BANYUWANGI, KOMPAS.com - Sound horeg populer dinikmati beberapa kalangan. Karena kegemarannya itu, penikmatnya pun rela merogoh kocek dalam untuk mewujudkan acara yang ingin mereka gelar.
Salah satunya perkumpulan pemuda asal Desa Sidorejo, Kecamatan Purwoharjo, Banyuwangi, Jawa Timur, yang mengungkap rincian iuran mencapai Rp 38 juta dan diunggah lewat akun TikTok mereka, Mbogeg Gank.
"Yang iuran 15 orang, sewa soundnya dari Jember sekitar Rp 30 juta," ungkap perwakilan pemuda, Sony, Senin (25/8/2025).

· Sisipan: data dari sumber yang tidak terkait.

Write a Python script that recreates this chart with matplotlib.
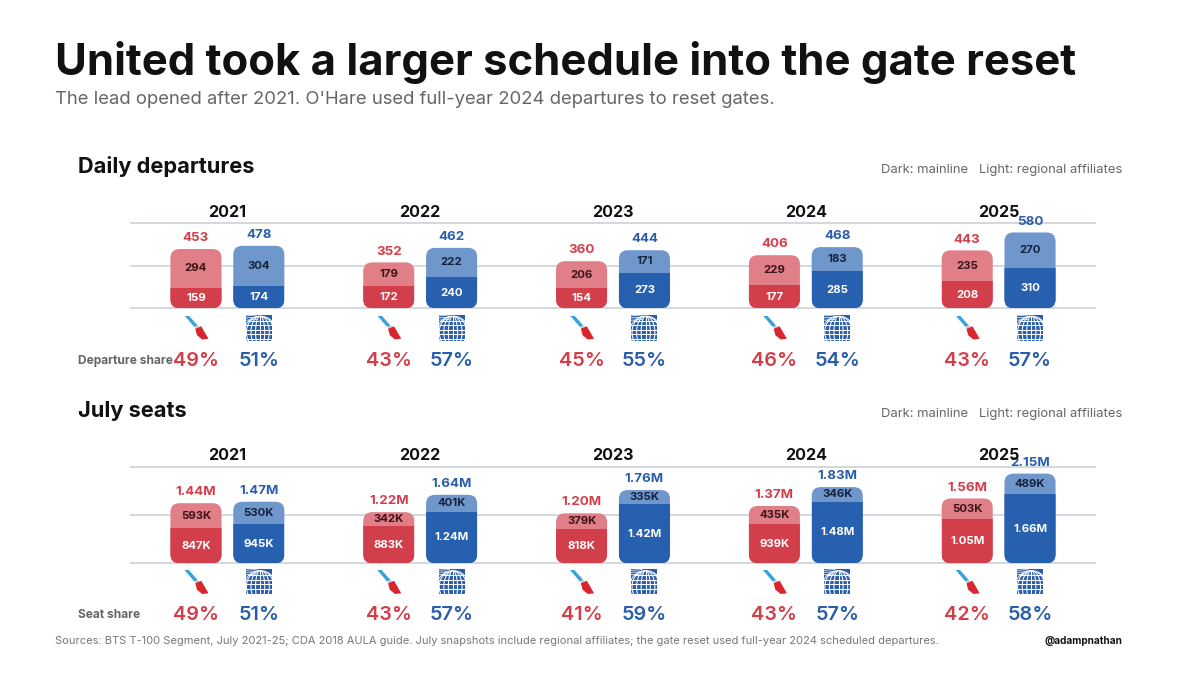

Baca juga: Eko Patrio Bantah Tak Peka dengan Kondisi Rakyat Saat Buat Parodi Sound Horeg
Nantinya, sisa iuran sebesar Rp 8 juta akan digunakan untuk dekorasi penjor hingga kebutuhan operasional selama karnaval sound berlangsung, termasuk pembuatan kaus dan logistik.
Jika masih tersisa, maka uang akan disimpan untuk kegiatan-kegiatan pemuda desa di kemudian hari.
Baca juga: Mischa, TikToker Rusia yang Terpesona dengan Sound Horeg: Momen Terbaik dalam Hidup Saya
Para pemuda yang terlibat dalam iuran itu memiliki latar belakang pekerjaan bervariasi, mulai dari bertani, berdagang, pekerja ekspedisi, hingga pelajar.
Mereka rela iuran hingga di atas Rp 1,5 juta per orang demi menghadirkan sound horeg.
"Karena semangat. Kita punya tekad keinginan. Kita punya satu tujuan yang sama untuk memeriahkan karnaval," ungkap Sony.
Sony mengatakan, sound yang telah disewa nantinya akan berpartisipasi dalam karnaval desa yang diikuti sekitar 14 kelompok pada bulan Oktober 2025 untuk menyambut Hari Sumpah Pemuda.
"Kalau kegiatan di bulan Agustus, traffic sudah tinggi, jadi kita cari selanya, dari musyawarah disepakati bulan Oktober," tambahnya.
Meski menggelontorkan dana yang tak sedikit, Sony mengaku perkumpulan pemuda yang diwakilinya ikhlas dengan iuran tersebut dan tak memikirkan timbal balik yang akan didapatkan.
Di sisi lain, berbicara tentang aturan, menurut Surat Edaran Gubernur Jawa Timur yang yang menetapkan batas kebisingan maksimal 120 desibel (dBA), Sony mengaku tak keberatan.
Sebagai masyarakat, pihaknya akan patuh terhadap apa yang menjadi peraturan yang ditetapkan pemerintah tingkat provinsi maupun tingkat daerah.
"Oke-oke saja. Di sana (acara) ada perizinan dari pihak kepolisian, ada juga panitia. Kalau ada salah satu kami melanggar aturan jangan langsung ditindak tegas tapi dijelaskan dan dibimbing. Namanya juga orang-orang kadang lupa," pintanya.
Sony tak menampik bahwa dari sisi penikmat, aturan tersebut kurang mengakomodasi keinginan, namun ia memilih untuk mentaati aturan sehingga acara bisa berjalan dengan lancar.